« Return to the 36 Chambers », la rupture avec les techniques de chant et de rap conventionnelles
Elektra / WMG , 1995
L’énergumène étrange et loufoque du Wu
S’il y a bien une personnalité improbable qui s’est détachée dans le Wu-Tang Clan, c’est sans aucun doute Ol Dirty Bastard. Chacun des membres avaient bien sa personnalité, son caractère, et c’est ce qui fait l’unicité du Wu-Tang. Et c’est pour ça qu’après avoir créé la surprise avec Enter The Wu-Tang en 1993, le groupe a démarré une série de solo pour chacun de ses membres notables avec RZA à la production et direction artistique. Le Wu-Tang est à cette époque intouchable, à la fois street mais avec un univers unique porté sur les art martiaux et la culture asiatique. Ils ont créé un véritable empire au milieu des années 90 et se sont imposés comme un groupe incontournable tout en restant authentique. Un tour de force remarquable.

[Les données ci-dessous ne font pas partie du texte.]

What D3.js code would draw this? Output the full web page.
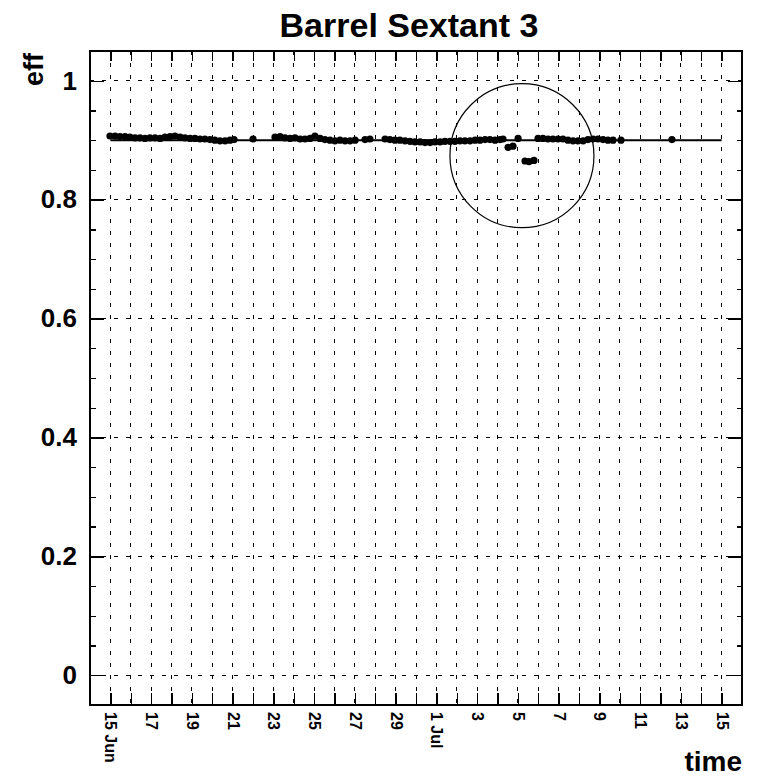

Que Method Man arrive en premier dans cette vague de solo est plutôt logique, il était celui qui avait le plus d’aura, le plus de charisme, l’un des meilleurs flows, et aussi l’un des membres les plus appréciés des fans, tout en ayant un degré de folie et de spontanéité.
Que Ol Dirty Bastard arrive en deuxième, c’est déjà bien plus surprenant. Parmi les membres clés du Wu, il est probablement le moins commercialisable et moins bankable. S’il surpasse indéniablement Method Man dans la folie et la spontanéité, il n’a pas son charisme et son flow. Il n’a pas non plus la plume et la diction d’un Ghostface, GZA ou Raekwon. S’il apporte beaucoup dans un album de groupe, sommes-nous capable de l’écouter sur un album entier ? Qu’a-t-il à apoorter ? Qu’est ce qui peut justifier qu’il arrive en deuxième dans cette vague de solo ? Où se cache son talent ?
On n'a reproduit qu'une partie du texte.